You lace up your shoes. You open the app. You select a trail, tap “start,” and immediately the data collection begins. Steps. Pace. Elevation gain. Heart rate zones. The trail hasn’t even started yet and you’re already behind.
Sound familiar? You’re not alone. Somewhere along the way, hiking got gamified. What started as one of the most ancient forms of human movement just walking through the world, looking at things became another optimization project. Another way to measure, improve, and perform.
This post is a gentle argument for something different. For the no-goals hike. For lacing up and going outside with absolutely nothing to prove.
The trail has been there longer than your step count. It will be there after the app closes. It doesn’t need your data to be extraordinary.
How did the Focus Change
It’s worth understanding how this happened, because it didn’t happen overnight. Fitness tracking went mainstream in the early 2010s and brought with it a new cultural story: that movement only counts if it’s measured. That a walk without data is a walk wasted. That you should always be pushing toward something, more miles, more elevation, faster pace.
Apps like AllTrails are genuinely wonderful for finding trails and staying safe. But they also turned hiking into a performance, complete with public logs, leaderboards, and the subtle pressure to prove you were out there. Even our rest days started needing to be optimized.
The counter-movement is already underway. Across wellness communities on Reddit, Substack, and beyond, people are talking about reclaiming movement that doesn’t require an audience including the internal audience of your own metrics dashboard. “Walking without step counts” is trending not as a rejection of health, but as a deeper understanding of what health actually feels like.
What Actually Happens When You Leave the Tracker Behind
When you stop measuring, something quietly opens up. Your attention, which was partially occupied monitoring numbers and notifications, becomes available for the trail itself. You start noticing things. The way a creek sounds different around a bend. The specific green of lichen on a south-facing rock. A bird you’ve never slowed down enough to actually look at.
This isn’t just poetic, there’s real science underneath it. Attention Restoration Theory suggests that natural environments help replenish the directed attention we exhaust in daily life, but only when we allow the brain to shift into what researchers call “soft fascination.” That gentle, wandering attention you get when you’re not trying to accomplish anything. Checking pace every thirty seconds short-circuits it completely.
A 2025 review of hiking research found that nature-based walking reduced rumination, lowered anxiety, and improved mood, effects that are strongest when the walk is slow, unstructured, and phone-light. The trail heals when you let it.
Soft fascination is your nervous system finally exhaling. The trail is the best place to find it.

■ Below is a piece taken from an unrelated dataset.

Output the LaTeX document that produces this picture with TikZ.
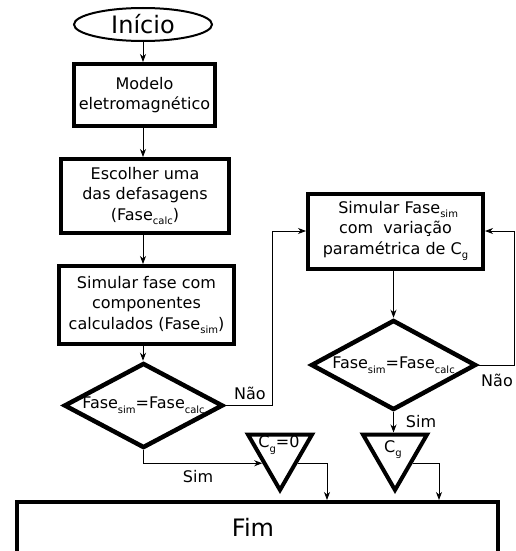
\documentclass[tikz,border=0pt]{standalone}
\usepackage{fontspec}
\setmainfont{DejaVu Sans}
\usetikzlibrary{shapes.geometric,arrows.meta}
\newcommand\subtx[1]{\raisebox{-0.3em}{\fontsize{10}{10}\selectfont #1}}
\begin{document}
\begin{tikzpicture}[x=1pt,y=-1pt,
 box/.style={draw, line width=4pt, inner sep=0pt, align=center, font=\fontsize{16}{20.5}\selectfont},
 dec/.style={draw, diamond, line width=4.5pt, inner sep=0pt, aspect=1.8, font=\fontsize{16}{20}\selectfont},
 tri/.style={draw, regular polygon, regular polygon sides=3, shape border rotate=180, line width=4pt, inner sep=0pt, minimum size=74pt},
 conn/.style={line width=0.9pt, -{Stealth[length=8pt,width=6pt,inset=2.5pt]}},
 plain/.style={line width=0.9pt},
 lbl/.style={font=\fontsize{16}{20}\selectfont, inner sep=0pt}
]
\clip (0,0) rectangle (515,551);
\fill[white] (0,0) rectangle (515,551);

\node[draw, ellipse, line width=2pt, minimum width=138pt, minimum height=33pt, inner sep=0pt, font=\fontsize{24}{24}\selectfont] (ini) at (143,24.5) {Início};
\node[box, minimum width=141pt, minimum height=62pt] (mod) at (144.5,95) {Modelo\\eletromagnético};
\node[box, minimum width=168pt, minimum height=74pt] (esc) at (145,196) {Escolher uma\\das defasagens\\(Fase\subtx{calc})};
\node[box, minimum width=175pt, minimum height=78pt] (sim) at (146.5,305) {Simular fase com\\componentes\\calculados (Fase\subtx{sim})};
\node[dec, minimum width=159pt, minimum height=85pt] (d1) at (143.5,405.5) {Fase\subtx{sim}=Fase\subtx{calc}};

\node[box, minimum width=175pt, minimum height=75pt] (box2) at (395.5,231) {\,\,Simular Fase\subtx{sim}\\com\ \ variação\\paramétrica de C\subtx{g}};
\node[dec, minimum width=165pt, minimum height=90pt] (d2) at (393.5,365) {Fase\subtx{sim}=Fase\subtx{calc}};

\node[tri] (tri1) at (280,453) {};
\node[lbl] (t1) at (279,445) {C\subtx{g}=0};
\node[tri] (tri2) at (395,453) {};
\node[lbl] (t2) at (393,449.5) {C\subtx{g}};

\node[box, minimum width=481pt, minimum height=80pt, anchor=north] (fim) at (257.5,500) {};
\node[lbl, font=\fontsize{24}{24}\selectfont] (fimtx) at (253,527) {Fim};

\coordinate (f1) at (327,500);
\coordinate (f2) at (439,500);

\draw[conn] (ini.south) -- (ini.south |- mod.north);
\draw[conn] (mod.south -| ini.south) -- (ini.south |- esc.north);
\draw[conn] (esc.south -| ini.south) -- (ini.south |- sim.north);
\draw[conn] (sim.south -| ini.south) -- (ini.south |- d1.north);

\draw[conn] (d1.east) -| ([xshift=-34pt]box2.west) -- (box2.west);
\node[lbl] (nao1) at (250,393) {Não};

\draw[conn] (box2.south -| d2.north) -- (d2.north);
\draw[conn] (d2.east) -| ([xshift=29pt]box2.east) -- (box2.east);
\node[lbl] (nao2) at (497,380) {Não};

\draw[conn] (d2.south) -- (d2.south |- tri2.side 2);
\node[lbl] (sim2) at (421,422) {Sim};

\draw[conn] (d1.south) |- (tri1.side 3);
\node[lbl] (sim1) at (198,477) {Sim};

\draw[conn] (tri1.side 1) -| (f1 |- fim.north);
\draw[conn] (tri2.side 1) -| (f2 |- fim.north);
\end{tikzpicture}
\end{document}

What To Bring Instead of a Step Goal
A no-goals hike doesn’t mean an empty hike. It just means trading data for presence. Here’s what we’d suggest packing instead:
- A sketchbook or nature journal. Give your hands something to do that isn’t scrolling. Stop when something catches your eye a mushroom, a shadow, a twist of bark and spend five minutes with it. You don’t need to be an artist. You just need to look.
- One question to carry. Not a to-do list. Not a problem to solve. Just one open question to let your mind wander around. What am I grateful for today? What’s been weighing on me? What do I actually want? The trail has a way of loosening answers you didn’t know were ready.
- A snack you genuinely love. Sounds small. Changes everything. Sitting on a rock with something good to eat, no destination in mind, is one of the most underrated wellness practices available.
- One earbud out. Or both. The soundscape of a trail, wind, water, birdsong, your own footfall on dirt is doing something for your nervous system that a podcast can’t replicate. Give it a chance.
- Permission to stop at any time. For no reason. For as long as you want. Because something was interesting. Because you’re tired. Because the light just did something beautiful on the water. Stopping is not failing. Stopping is the whole point.
The Science of Slowing Down
Slow hiking, sometimes called “mindful hiking” or even forest bathing when it happens among trees, is having a serious scientific moment in 2026. Research on shinrin-yoku (the Japanese practice of spending time among trees) has documented measurable reductions in cortisol, blood pressure, and inflammatory markers after as little as 20 minutes of slow, intentional time in a forested environment.
What’s interesting is that the benefits appear to require the slowness. Fast hiking through a forest doesn’t produce the same nervous system response as slow, attentive time in one. The body’s stress-recovery mechanisms seem to need a certain pace or more accurately, a certain quality of attention to activate fully.
For the creatively inclined, there’s another layer worth noting. Stanford researchers found that walking increases creative thinking by up to 60%. The no-goals hike is quite literally thinking time. Problem-solving time. The kind of unstructured mental space where connections form and ideas surface that never would have appeared at a desk.